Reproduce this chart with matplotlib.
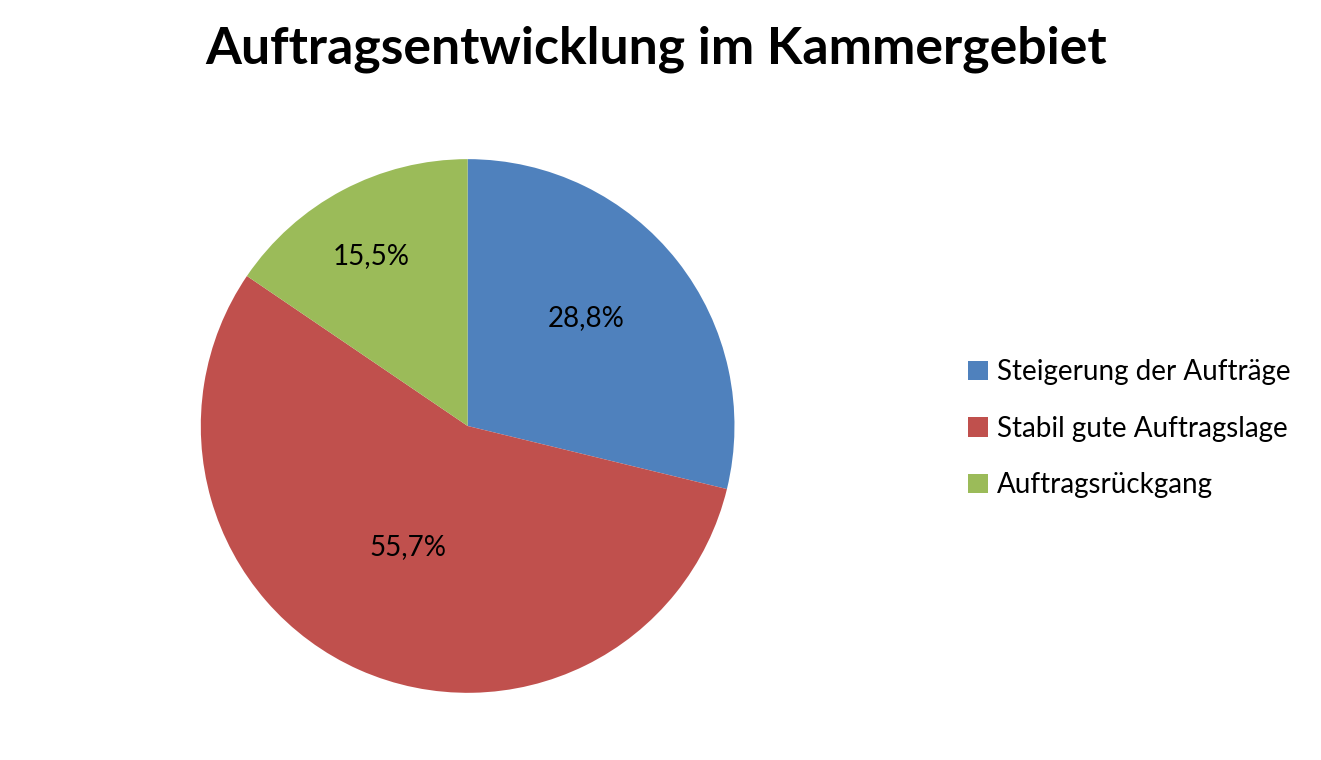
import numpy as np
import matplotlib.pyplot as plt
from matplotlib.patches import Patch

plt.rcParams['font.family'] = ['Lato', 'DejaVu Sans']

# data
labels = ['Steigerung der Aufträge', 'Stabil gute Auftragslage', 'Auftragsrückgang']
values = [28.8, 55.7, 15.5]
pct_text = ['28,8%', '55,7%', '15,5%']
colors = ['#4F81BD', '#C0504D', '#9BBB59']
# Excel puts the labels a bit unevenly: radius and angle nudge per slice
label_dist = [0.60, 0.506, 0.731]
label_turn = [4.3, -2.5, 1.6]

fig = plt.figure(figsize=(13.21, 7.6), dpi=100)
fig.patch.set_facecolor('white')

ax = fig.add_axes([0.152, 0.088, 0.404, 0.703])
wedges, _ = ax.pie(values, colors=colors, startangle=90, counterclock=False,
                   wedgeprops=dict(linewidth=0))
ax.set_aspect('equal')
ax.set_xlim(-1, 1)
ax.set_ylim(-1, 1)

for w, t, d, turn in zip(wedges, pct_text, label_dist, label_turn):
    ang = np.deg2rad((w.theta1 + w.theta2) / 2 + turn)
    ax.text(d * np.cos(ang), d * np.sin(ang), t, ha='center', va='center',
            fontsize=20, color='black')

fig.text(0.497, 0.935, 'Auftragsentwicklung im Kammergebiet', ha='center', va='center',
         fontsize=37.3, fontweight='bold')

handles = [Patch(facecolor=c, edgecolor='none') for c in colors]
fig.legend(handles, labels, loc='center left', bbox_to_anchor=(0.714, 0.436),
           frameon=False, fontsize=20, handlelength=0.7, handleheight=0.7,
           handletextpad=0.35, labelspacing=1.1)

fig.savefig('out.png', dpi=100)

WHAT THE EXERCISE ASKS — From the material above, reproduce everything verbatim except the pictures.

SOLUTION TO THE PROBLEM —
Reproduce this chart with matplotlib.
import numpy as np
import matplotlib.pyplot as plt
from matplotlib.patches import Patch

plt.rcParams['font.family'] = ['Lato', 'DejaVu Sans']

# data
labels = ['Steigerung der Aufträge', 'Stabil gute Auftragslage', 'Auftragsrückgang']
values = [28.8, 55.7, 15.5]
pct_text = ['28,8%', '55,7%', '15,5%']
colors = ['#4F81BD', '#C0504D', '#9BBB59']
# Excel puts the labels a bit unevenly: radius and angle nudge per slice
label_dist = [0.60, 0.506, 0.731]
label_turn = [4.3, -2.5, 1.6]

fig = plt.figure(figsize=(13.21, 7.6), dpi=100)
fig.patch.set_facecolor('white')

ax = fig.add_axes([0.152, 0.088, 0.404, 0.703])
wedges, _ = ax.pie(values, colors=colors, startangle=90, counterclock=False,
                   wedgeprops=dict(linewidth=0))
ax.set_aspect('equal')
ax.set_xlim(-1, 1)
ax.set_ylim(-1, 1)

for w, t, d, turn in zip(wedges, pct_text, label_dist, label_turn):
    ang = np.deg2rad((w.theta1 + w.theta2) / 2 + turn)
    ax.text(d * np.cos(ang), d * np.sin(ang), t, ha='center', va='center',
            fontsize=20, color='black')

fig.text(0.497, 0.935, 'Auftragsentwicklung im Kammergebiet', ha='center', va='center',
         fontsize=37.3, fontweight='bold')

handles = [Patch(facecolor=c, edgecolor='none') for c in colors]
fig.legend(handles, labels, loc='center left', bbox_to_anchor=(0.714, 0.436),
           frameon=False, fontsize=20, handlelength=0.7, handleheight=0.7,
           handletextpad=0.35, labelspacing=1.1)

fig.savefig('out.png', dpi=100)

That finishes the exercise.